Coyle has talked about Fleck’s team becoming a “tough out” in his ninth season at the helm, but in baseball terms, the Gophers had two strikes against them before they got a bat of their shoulder. On strike three, Minnesota swung late as another fastball smacked into the catcher’s mitt.
Since coming to Minnesota in 2017, Fleck is 1-8 against Iowa.
“As bad as this hurts and stings, we’ve got a four-hour bus ride for it to sting and hurt,” Fleck said in his postgame news conference. “It should. That’s not punishment. But you’re all competitors. You put a week’s work in, and half the teams in the country put all that work in, just like Iowa put in, and half of them lost, and half of them won — and we’ve got four hours on a bus ride home to really let that seep in and understand exactly why and make those corrections.”
When the Gophers rewatch the game, they will see Hawkeyes star punt returner Kaden Wetjen mocking the Gophers’ Row the Boat mantra in his celebration after his 50-yard touchdown return.
After success against Nebraska last week, the Gophers’ running game was again stuck in the mud. They rushed 25 times for 24 yards, while top tailback Darius Taylor left with an injury in the first half.

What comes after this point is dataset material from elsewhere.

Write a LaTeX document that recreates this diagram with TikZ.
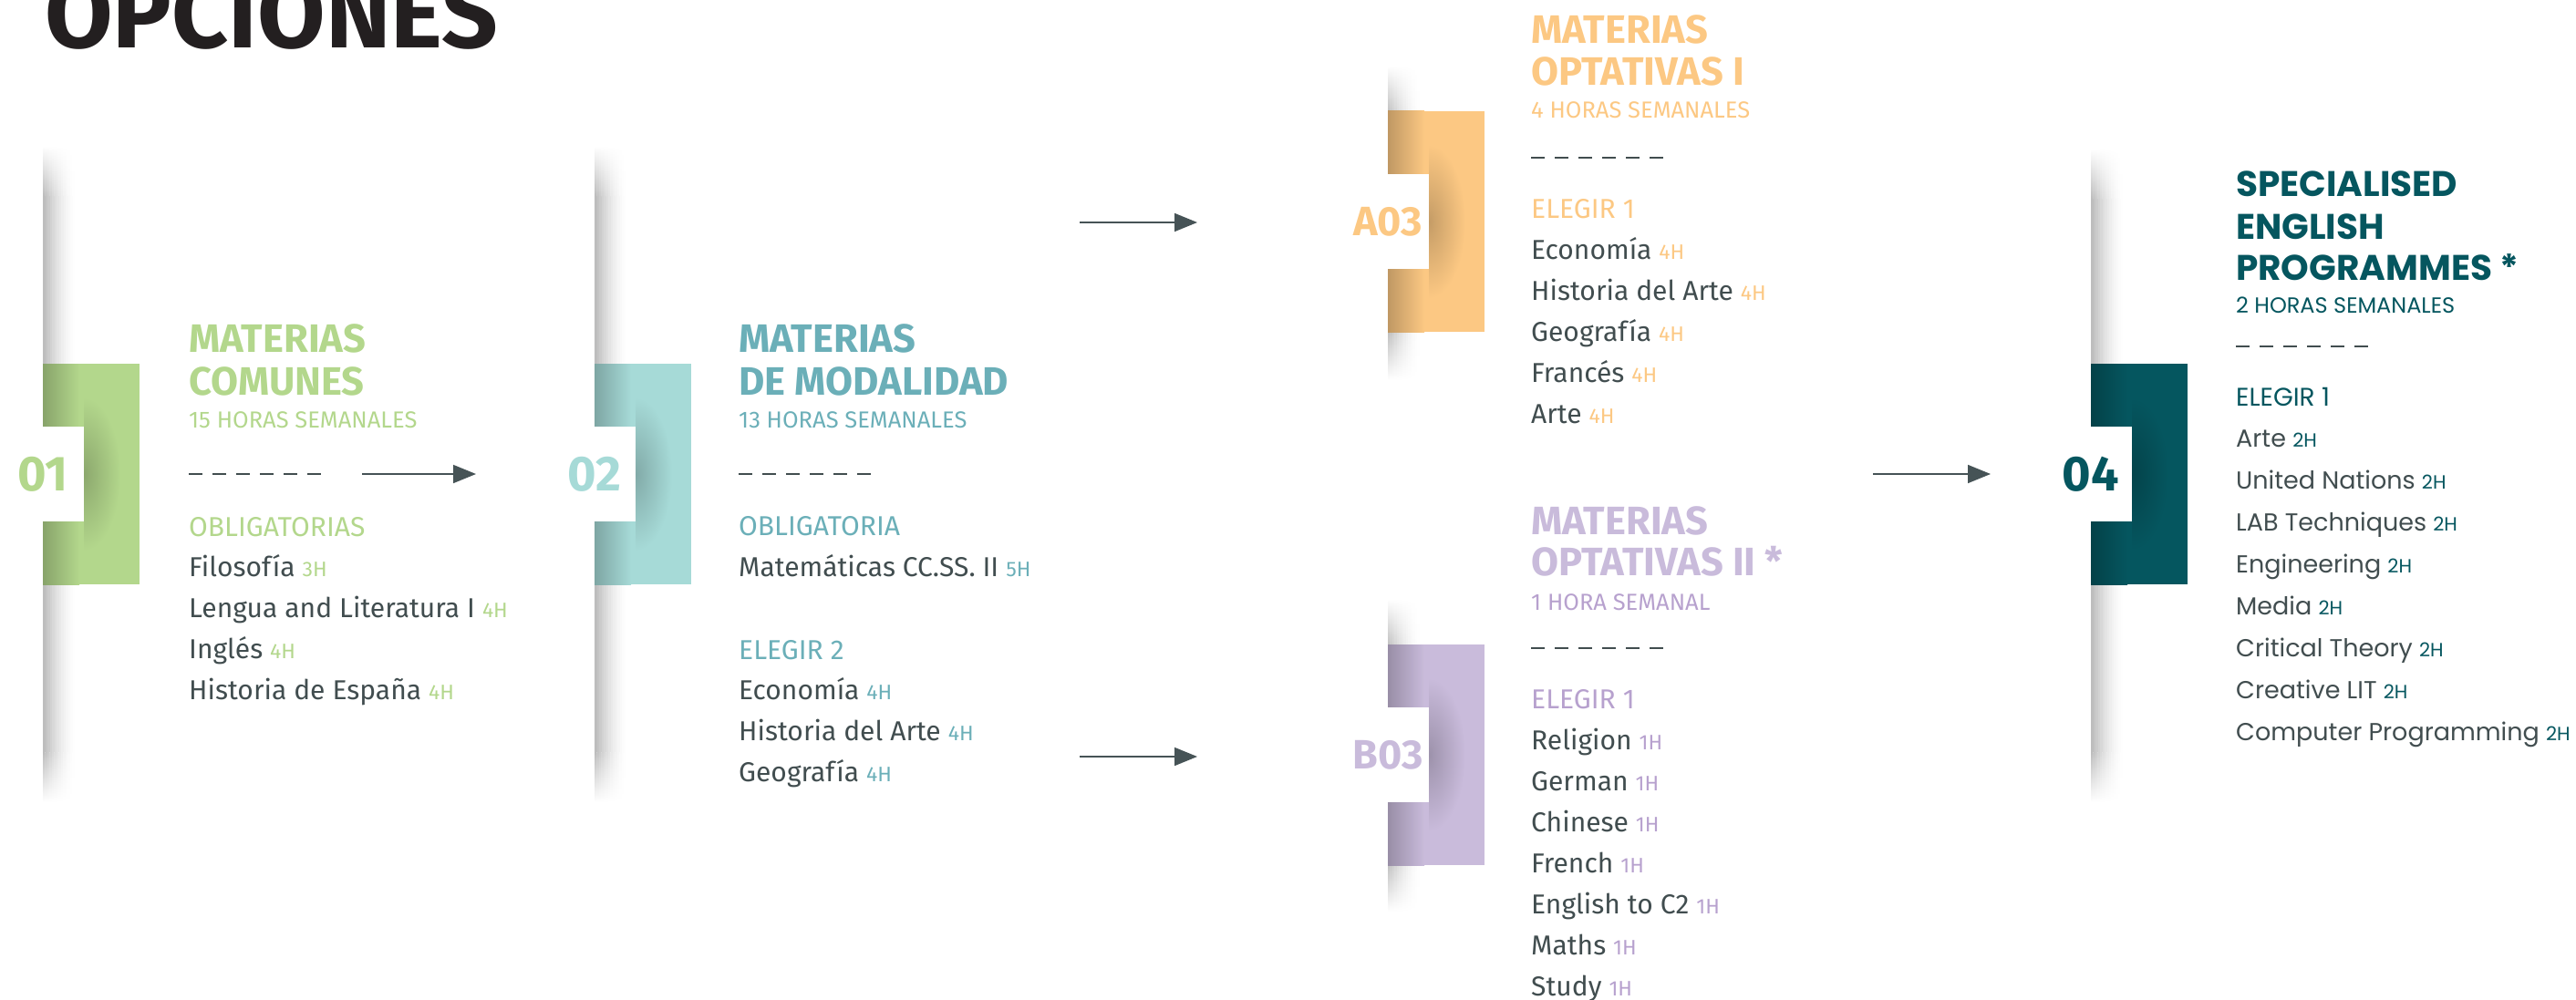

Gophers quarterback Drake Lindsey threw a career-high three interceptions. The first one Iowa returned for a touchdown, and the third gave Iowa the ball at the Gophers’ 21-yard line, setting up a touchdown.
Lindsey, a redshirt freshman, said he was going to rewatch the game once he got on the bus.
“Once I got out there, you could tell their guys are executing the scheme at the highest level,” he said. “I’ve just got to see it, react better and just play better.”
The Gophers’ defense didn’t give up a ton of total yards (274), but gave up 17 points on the opening three drives. Minnesota had a program-record nine sacks against Nebraska but managed only two against Iowa.
Anthony Smith, the Big Ten leader in sacks (seven) was held without one on Saturday. He said he wasn’t going to stew on the loss on the bus ride home and start dissecting the blowout.
“Something like this for me, I definitely want to dive back into it and see what happened,” the junior defensive lineman said. “I can only see so much from playing in the trenches. So, seeing what I can do better is definitely big for me.”
The Gophers were set to spend Sunday officially reviewing the game in the Larson Football Performance Center, then will try to turn the page to its home game against Michigan State on Saturday.